> [THE PROBLEM]:
Type out the data exactly as given. Skip any image.

:: PROVIDED MATERIAL

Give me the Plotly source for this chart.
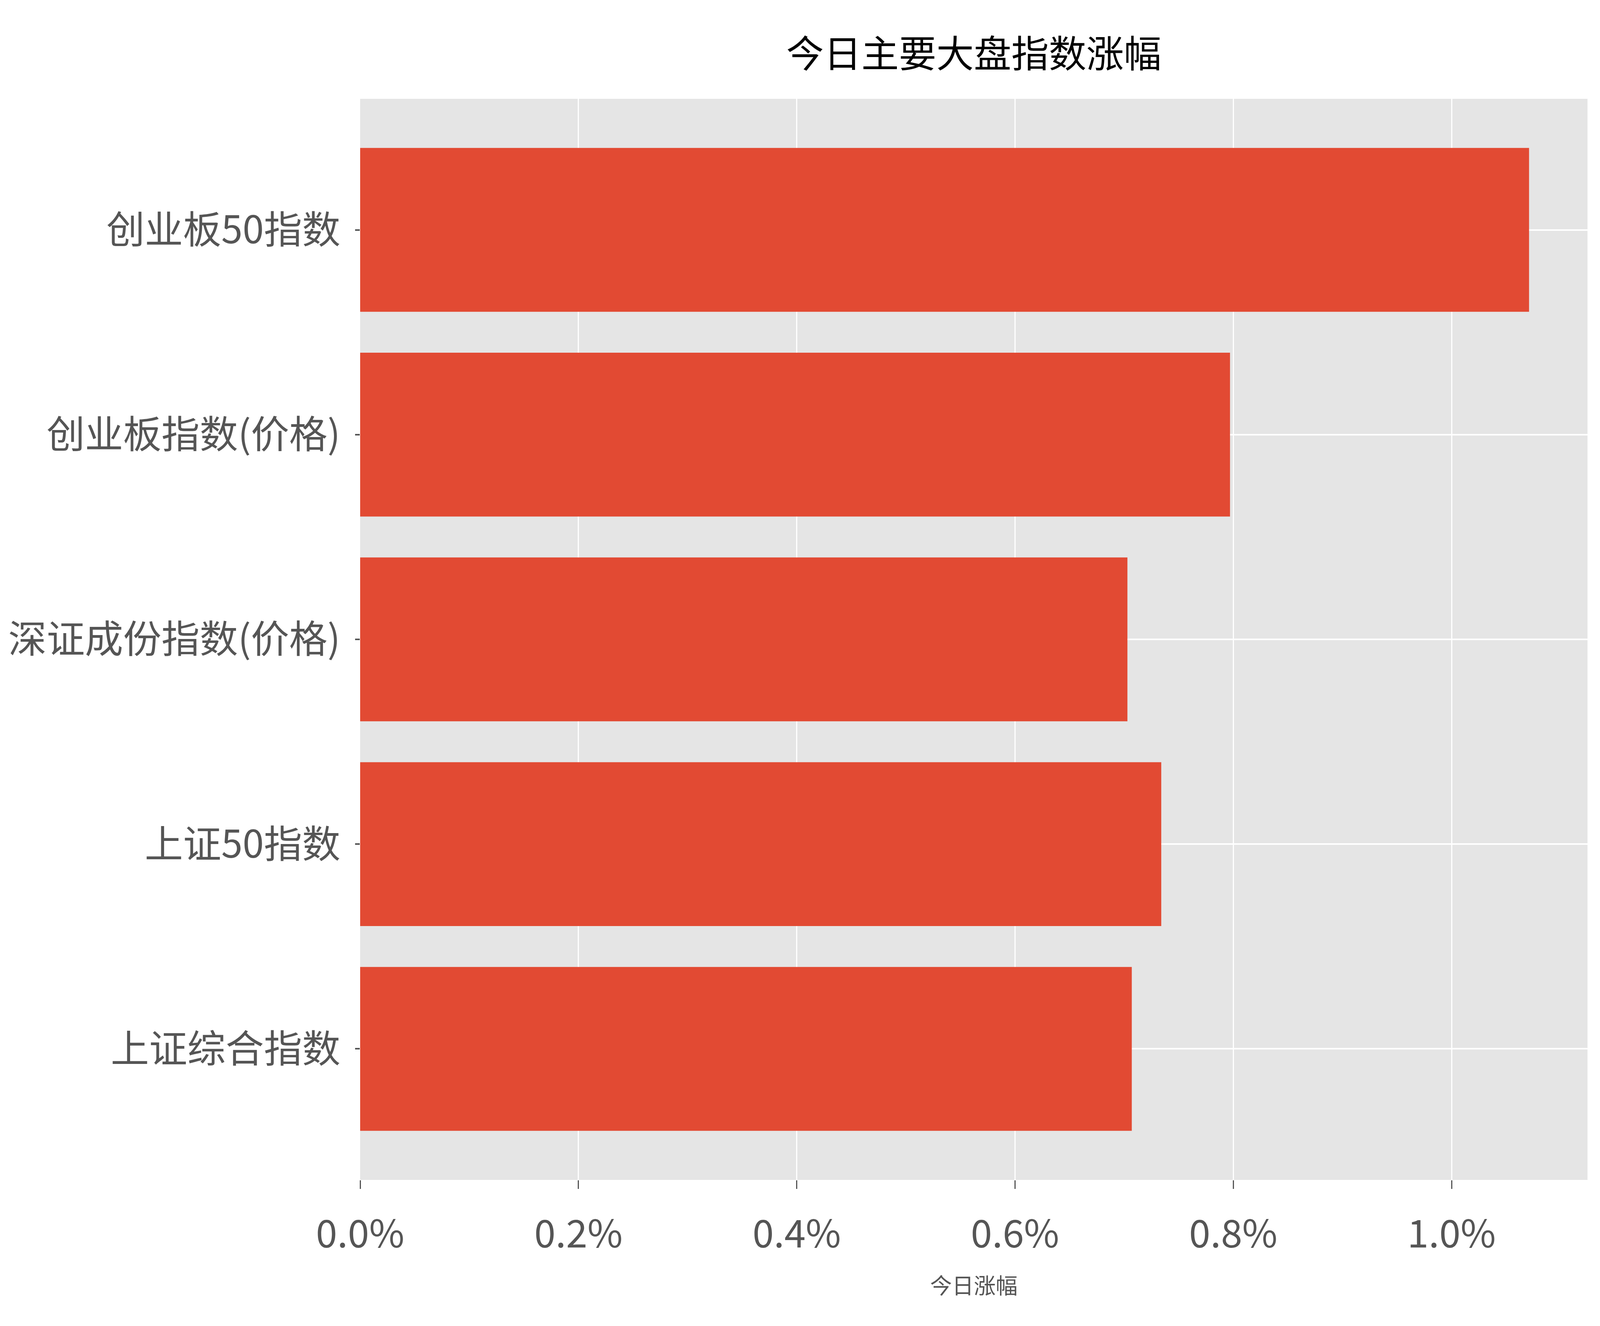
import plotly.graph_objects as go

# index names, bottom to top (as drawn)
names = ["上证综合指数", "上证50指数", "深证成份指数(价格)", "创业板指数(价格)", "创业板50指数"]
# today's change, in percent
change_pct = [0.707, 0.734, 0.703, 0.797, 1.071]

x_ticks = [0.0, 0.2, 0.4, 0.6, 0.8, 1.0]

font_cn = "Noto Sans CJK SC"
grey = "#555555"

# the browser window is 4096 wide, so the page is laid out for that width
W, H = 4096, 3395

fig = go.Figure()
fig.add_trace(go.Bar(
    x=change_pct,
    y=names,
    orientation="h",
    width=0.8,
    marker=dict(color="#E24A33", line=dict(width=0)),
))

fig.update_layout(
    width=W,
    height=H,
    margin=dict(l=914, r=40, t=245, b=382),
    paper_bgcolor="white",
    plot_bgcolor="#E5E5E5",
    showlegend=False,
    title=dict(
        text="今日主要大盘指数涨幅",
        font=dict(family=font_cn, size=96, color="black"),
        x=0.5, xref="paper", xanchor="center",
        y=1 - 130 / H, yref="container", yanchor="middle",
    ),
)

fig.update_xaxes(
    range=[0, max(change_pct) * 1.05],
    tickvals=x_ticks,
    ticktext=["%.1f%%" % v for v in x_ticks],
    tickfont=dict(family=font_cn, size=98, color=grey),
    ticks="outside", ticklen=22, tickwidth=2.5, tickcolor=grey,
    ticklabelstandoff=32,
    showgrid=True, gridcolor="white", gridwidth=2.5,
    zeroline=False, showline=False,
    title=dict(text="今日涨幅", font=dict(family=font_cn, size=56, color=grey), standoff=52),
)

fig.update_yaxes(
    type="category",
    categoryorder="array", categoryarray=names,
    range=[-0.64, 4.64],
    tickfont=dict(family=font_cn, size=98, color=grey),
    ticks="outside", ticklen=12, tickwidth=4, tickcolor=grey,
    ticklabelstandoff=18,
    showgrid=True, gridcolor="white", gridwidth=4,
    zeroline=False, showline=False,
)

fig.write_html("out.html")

::::

> [EXERCISE ANSWER]:
Give me the Plotly source for this chart.
import plotly.graph_objects as go

# index names, bottom to top (as drawn)
names = ["上证综合指数", "上证50指数", "深证成份指数(价格)", "创业板指数(价格)", "创业板50指数"]
# today's change, in percent
change_pct = [0.707, 0.734, 0.703, 0.797, 1.071]

x_ticks = [0.0, 0.2, 0.4, 0.6, 0.8, 1.0]

font_cn = "Noto Sans CJK SC"
grey = "#555555"

# the browser window is 4096 wide, so the page is laid out for that width
W, H = 4096, 3395

fig = go.Figure()
fig.add_trace(go.Bar(
    x=change_pct,
    y=names,
    orientation="h",
    width=0.8,
    marker=dict(color="#E24A33", line=dict(width=0)),
))

fig.update_layout(
    width=W,
    height=H,
    margin=dict(l=914, r=40, t=245, b=382),
    paper_bgcolor="white",
    plot_bgcolor="#E5E5E5",
    showlegend=False,
    title=dict(
        text="今日主要大盘指数涨幅",
        font=dict(family=font_cn, size=96, color="black"),
        x=0.5, xref="paper", xanchor="center",
        y=1 - 130 / H, yref="container", yanchor="middle",
    ),
)

fig.update_xaxes(
    range=[0, max(change_pct) * 1.05],
    tickvals=x_ticks,
    ticktext=["%.1f%%" % v for v in x_ticks],
    tickfont=dict(family=font_cn, size=98, color=grey),
    ticks="outside", ticklen=22, tickwidth=2.5, tickcolor=grey,
    ticklabelstandoff=32,
    showgrid=True, gridcolor="white", gridwidth=2.5,
    zeroline=False, showline=False,
    title=dict(text="今日涨幅", font=dict(family=font_cn, size=56, color=grey), standoff=52),
)

fig.update_yaxes(
    type="category",
    categoryorder="array", categoryarray=names,
    range=[-0.64, 4.64],
    tickfont=dict(family=font_cn, size=98, color=grey),
    ticks="outside", ticklen=12, tickwidth=4, tickcolor=grey,
    ticklabelstandoff=18,
    showgrid=True, gridcolor="white", gridwidth=4,
    zeroline=False, showline=False,
)

fig.write_html("out.html")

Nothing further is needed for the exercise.